= Material =
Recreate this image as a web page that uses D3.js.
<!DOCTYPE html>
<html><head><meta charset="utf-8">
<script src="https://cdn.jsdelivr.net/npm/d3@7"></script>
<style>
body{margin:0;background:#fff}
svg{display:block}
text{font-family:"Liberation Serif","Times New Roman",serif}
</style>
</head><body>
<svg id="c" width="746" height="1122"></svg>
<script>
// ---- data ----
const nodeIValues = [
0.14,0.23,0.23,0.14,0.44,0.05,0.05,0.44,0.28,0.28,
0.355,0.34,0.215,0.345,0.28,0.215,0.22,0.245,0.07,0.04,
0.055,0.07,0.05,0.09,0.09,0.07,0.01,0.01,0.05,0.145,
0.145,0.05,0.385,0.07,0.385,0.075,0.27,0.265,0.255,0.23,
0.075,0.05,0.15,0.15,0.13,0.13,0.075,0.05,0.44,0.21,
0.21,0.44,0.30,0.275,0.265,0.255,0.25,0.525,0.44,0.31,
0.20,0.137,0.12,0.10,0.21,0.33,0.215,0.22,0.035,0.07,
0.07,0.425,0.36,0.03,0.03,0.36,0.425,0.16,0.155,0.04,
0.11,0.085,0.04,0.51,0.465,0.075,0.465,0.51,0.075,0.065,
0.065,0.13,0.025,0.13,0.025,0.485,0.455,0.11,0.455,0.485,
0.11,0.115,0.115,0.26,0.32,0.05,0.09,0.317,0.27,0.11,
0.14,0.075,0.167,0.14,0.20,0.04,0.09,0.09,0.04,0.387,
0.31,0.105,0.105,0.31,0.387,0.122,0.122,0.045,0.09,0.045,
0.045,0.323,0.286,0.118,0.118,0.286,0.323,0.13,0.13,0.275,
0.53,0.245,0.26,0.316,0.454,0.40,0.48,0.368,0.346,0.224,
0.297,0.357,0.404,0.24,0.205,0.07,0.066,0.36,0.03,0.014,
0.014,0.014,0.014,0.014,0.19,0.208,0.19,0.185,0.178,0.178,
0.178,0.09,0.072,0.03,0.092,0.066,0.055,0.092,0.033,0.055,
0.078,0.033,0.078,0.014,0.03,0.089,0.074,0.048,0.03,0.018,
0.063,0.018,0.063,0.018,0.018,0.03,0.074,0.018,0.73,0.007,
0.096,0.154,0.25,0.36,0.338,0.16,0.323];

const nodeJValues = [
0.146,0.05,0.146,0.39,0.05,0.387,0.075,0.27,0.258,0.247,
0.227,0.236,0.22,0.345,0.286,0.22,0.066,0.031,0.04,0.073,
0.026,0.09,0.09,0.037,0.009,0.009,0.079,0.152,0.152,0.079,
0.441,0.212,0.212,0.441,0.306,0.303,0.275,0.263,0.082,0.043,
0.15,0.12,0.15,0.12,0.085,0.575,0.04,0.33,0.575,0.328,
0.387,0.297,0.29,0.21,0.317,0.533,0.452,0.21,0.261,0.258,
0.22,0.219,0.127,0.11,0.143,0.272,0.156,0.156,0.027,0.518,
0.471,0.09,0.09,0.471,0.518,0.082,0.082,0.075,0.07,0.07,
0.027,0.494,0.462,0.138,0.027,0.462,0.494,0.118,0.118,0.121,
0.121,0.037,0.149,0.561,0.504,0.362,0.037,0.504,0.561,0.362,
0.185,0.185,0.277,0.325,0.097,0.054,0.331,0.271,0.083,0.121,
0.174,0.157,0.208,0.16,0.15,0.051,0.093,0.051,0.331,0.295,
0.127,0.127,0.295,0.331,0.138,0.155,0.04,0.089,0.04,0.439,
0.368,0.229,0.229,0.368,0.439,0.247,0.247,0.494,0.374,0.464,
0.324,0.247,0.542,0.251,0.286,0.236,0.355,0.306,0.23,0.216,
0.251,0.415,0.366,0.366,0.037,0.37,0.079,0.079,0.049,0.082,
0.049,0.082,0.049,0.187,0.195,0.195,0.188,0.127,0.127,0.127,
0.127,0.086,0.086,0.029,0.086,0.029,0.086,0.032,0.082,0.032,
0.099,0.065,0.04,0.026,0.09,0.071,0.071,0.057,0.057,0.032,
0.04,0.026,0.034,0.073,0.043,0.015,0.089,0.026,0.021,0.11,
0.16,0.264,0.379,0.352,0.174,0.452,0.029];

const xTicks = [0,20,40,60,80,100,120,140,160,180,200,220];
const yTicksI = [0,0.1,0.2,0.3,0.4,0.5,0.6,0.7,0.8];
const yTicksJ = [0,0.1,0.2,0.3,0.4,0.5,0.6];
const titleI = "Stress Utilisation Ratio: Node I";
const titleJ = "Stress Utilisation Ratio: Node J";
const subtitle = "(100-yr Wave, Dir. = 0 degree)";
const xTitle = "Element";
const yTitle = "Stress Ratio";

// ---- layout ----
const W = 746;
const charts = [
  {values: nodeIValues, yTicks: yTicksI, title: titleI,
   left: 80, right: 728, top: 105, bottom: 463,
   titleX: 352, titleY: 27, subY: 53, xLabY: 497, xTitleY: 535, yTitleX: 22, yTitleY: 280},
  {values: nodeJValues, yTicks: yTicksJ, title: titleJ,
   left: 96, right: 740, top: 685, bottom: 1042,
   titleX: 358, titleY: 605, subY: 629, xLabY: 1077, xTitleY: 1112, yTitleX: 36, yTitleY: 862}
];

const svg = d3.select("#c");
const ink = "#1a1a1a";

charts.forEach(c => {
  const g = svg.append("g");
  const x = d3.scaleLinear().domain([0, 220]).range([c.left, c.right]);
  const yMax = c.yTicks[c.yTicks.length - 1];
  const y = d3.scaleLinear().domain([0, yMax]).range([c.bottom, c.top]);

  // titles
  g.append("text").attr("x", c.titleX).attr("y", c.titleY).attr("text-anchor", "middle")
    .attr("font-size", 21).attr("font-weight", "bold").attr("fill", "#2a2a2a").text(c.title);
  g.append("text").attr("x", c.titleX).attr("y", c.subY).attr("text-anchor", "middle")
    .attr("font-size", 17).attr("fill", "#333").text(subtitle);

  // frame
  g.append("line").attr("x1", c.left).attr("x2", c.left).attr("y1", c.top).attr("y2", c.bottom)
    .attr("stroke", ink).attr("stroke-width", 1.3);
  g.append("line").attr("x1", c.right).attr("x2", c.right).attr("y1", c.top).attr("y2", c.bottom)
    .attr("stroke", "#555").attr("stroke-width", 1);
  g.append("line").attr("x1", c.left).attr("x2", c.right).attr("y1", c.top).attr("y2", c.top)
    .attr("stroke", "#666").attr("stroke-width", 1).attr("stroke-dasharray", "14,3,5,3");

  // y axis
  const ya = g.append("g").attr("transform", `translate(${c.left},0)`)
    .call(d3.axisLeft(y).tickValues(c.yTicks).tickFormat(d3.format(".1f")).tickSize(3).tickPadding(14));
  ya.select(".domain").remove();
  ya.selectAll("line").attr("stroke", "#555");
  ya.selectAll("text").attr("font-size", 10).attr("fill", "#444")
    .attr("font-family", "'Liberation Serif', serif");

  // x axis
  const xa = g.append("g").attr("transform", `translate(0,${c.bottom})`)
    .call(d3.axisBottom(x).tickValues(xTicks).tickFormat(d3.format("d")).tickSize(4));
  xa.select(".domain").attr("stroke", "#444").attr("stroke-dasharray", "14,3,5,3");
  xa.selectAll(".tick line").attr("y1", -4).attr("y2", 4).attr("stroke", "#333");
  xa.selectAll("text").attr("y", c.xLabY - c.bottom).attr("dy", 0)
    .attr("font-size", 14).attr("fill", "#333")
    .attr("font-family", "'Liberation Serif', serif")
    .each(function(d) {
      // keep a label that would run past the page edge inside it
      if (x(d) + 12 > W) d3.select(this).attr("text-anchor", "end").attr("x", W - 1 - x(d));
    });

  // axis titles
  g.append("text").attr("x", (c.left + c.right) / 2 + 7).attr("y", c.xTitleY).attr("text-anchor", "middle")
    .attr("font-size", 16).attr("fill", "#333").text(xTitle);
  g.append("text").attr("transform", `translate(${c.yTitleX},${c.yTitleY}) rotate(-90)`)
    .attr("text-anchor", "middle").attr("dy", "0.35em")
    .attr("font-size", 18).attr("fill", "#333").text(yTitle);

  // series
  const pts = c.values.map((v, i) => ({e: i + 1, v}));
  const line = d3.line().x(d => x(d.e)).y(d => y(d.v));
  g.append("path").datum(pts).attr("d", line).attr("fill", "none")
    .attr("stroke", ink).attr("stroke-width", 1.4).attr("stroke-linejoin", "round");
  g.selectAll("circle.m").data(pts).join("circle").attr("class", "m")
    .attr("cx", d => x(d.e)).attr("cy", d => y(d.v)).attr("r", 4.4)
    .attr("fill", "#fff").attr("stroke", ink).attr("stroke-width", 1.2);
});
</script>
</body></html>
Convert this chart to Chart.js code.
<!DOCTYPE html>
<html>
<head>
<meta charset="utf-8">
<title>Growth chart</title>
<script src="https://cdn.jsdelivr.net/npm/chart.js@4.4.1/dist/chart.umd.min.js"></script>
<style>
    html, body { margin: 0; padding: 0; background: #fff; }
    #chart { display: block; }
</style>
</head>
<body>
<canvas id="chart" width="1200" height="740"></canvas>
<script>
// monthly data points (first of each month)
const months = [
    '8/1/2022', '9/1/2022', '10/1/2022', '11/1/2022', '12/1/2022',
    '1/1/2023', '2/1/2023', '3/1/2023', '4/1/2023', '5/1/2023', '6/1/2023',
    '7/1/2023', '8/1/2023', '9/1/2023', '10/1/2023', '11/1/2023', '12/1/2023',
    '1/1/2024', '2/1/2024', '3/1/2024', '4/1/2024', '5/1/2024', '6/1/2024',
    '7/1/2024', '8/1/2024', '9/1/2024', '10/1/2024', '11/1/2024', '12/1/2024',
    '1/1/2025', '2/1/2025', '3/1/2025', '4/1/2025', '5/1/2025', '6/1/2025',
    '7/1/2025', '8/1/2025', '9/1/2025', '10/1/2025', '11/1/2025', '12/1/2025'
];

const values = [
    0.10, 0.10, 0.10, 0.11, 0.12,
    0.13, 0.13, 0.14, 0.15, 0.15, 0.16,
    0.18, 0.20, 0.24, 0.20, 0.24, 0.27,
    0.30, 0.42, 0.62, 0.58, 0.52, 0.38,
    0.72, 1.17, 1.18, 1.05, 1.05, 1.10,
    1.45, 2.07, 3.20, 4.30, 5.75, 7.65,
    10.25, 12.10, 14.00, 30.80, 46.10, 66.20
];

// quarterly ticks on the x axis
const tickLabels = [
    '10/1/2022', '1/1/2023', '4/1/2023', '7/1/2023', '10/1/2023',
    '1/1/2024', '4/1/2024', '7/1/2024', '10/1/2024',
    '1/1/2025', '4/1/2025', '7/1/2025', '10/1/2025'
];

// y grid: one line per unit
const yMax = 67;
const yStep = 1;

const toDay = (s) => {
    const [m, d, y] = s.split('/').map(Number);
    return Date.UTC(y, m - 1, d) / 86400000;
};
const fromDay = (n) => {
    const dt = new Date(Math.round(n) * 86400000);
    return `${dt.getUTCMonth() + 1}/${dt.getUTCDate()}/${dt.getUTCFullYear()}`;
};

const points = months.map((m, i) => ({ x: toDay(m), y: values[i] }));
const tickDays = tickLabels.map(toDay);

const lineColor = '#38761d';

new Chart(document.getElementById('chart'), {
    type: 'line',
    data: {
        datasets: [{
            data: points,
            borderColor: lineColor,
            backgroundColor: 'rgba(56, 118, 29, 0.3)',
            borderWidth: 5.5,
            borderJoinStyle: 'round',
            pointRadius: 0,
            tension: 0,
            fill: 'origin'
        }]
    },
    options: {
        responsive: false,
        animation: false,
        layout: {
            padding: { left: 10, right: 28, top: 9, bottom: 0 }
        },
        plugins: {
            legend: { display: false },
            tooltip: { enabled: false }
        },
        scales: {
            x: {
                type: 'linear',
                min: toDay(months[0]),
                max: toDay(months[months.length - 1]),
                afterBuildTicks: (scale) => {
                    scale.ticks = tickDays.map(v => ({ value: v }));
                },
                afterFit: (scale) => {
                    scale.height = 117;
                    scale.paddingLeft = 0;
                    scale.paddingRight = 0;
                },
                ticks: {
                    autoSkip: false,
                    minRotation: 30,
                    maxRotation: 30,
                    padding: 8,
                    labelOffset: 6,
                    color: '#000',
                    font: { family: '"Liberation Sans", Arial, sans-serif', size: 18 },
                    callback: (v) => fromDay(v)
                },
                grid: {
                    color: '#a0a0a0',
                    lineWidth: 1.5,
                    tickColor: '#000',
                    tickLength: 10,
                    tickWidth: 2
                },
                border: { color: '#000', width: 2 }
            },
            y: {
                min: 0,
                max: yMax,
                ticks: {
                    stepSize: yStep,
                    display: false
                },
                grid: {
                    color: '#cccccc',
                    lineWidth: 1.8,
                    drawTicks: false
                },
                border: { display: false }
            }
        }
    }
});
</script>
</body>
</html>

= What you need to do =
Output exactly the leading lines of the data, up to and including the line marked by "0.096,0.154,0.25,0.36,0.338,0.16,0.323];".

= Result for this task =
Recreate this image as a web page that uses D3.js.
<!DOCTYPE html>
<html><head><meta charset="utf-8">
<script src="https://cdn.jsdelivr.net/npm/d3@7"></script>
<style>
body{margin:0;background:#fff}
svg{display:block}
text{font-family:"Liberation Serif","Times New Roman",serif}
</style>
</head><body>
<svg id="c" width="746" height="1122"></svg>
<script>
// ---- data ----
const nodeIValues = [
0.14,0.23,0.23,0.14,0.44,0.05,0.05,0.44,0.28,0.28,
0.355,0.34,0.215,0.345,0.28,0.215,0.22,0.245,0.07,0.04,
0.055,0.07,0.05,0.09,0.09,0.07,0.01,0.01,0.05,0.145,
0.145,0.05,0.385,0.07,0.385,0.075,0.27,0.265,0.255,0.23,
0.075,0.05,0.15,0.15,0.13,0.13,0.075,0.05,0.44,0.21,
0.21,0.44,0.30,0.275,0.265,0.255,0.25,0.525,0.44,0.31,
0.20,0.137,0.12,0.10,0.21,0.33,0.215,0.22,0.035,0.07,
0.07,0.425,0.36,0.03,0.03,0.36,0.425,0.16,0.155,0.04,
0.11,0.085,0.04,0.51,0.465,0.075,0.465,0.51,0.075,0.065,
0.065,0.13,0.025,0.13,0.025,0.485,0.455,0.11,0.455,0.485,
0.11,0.115,0.115,0.26,0.32,0.05,0.09,0.317,0.27,0.11,
0.14,0.075,0.167,0.14,0.20,0.04,0.09,0.09,0.04,0.387,
0.31,0.105,0.105,0.31,0.387,0.122,0.122,0.045,0.09,0.045,
0.045,0.323,0.286,0.118,0.118,0.286,0.323,0.13,0.13,0.275,
0.53,0.245,0.26,0.316,0.454,0.40,0.48,0.368,0.346,0.224,
0.297,0.357,0.404,0.24,0.205,0.07,0.066,0.36,0.03,0.014,
0.014,0.014,0.014,0.014,0.19,0.208,0.19,0.185,0.178,0.178,
0.178,0.09,0.072,0.03,0.092,0.066,0.055,0.092,0.033,0.055,
0.078,0.033,0.078,0.014,0.03,0.089,0.074,0.048,0.03,0.018,
0.063,0.018,0.063,0.018,0.018,0.03,0.074,0.018,0.73,0.007,
0.096,0.154,0.25,0.36,0.338,0.16,0.323];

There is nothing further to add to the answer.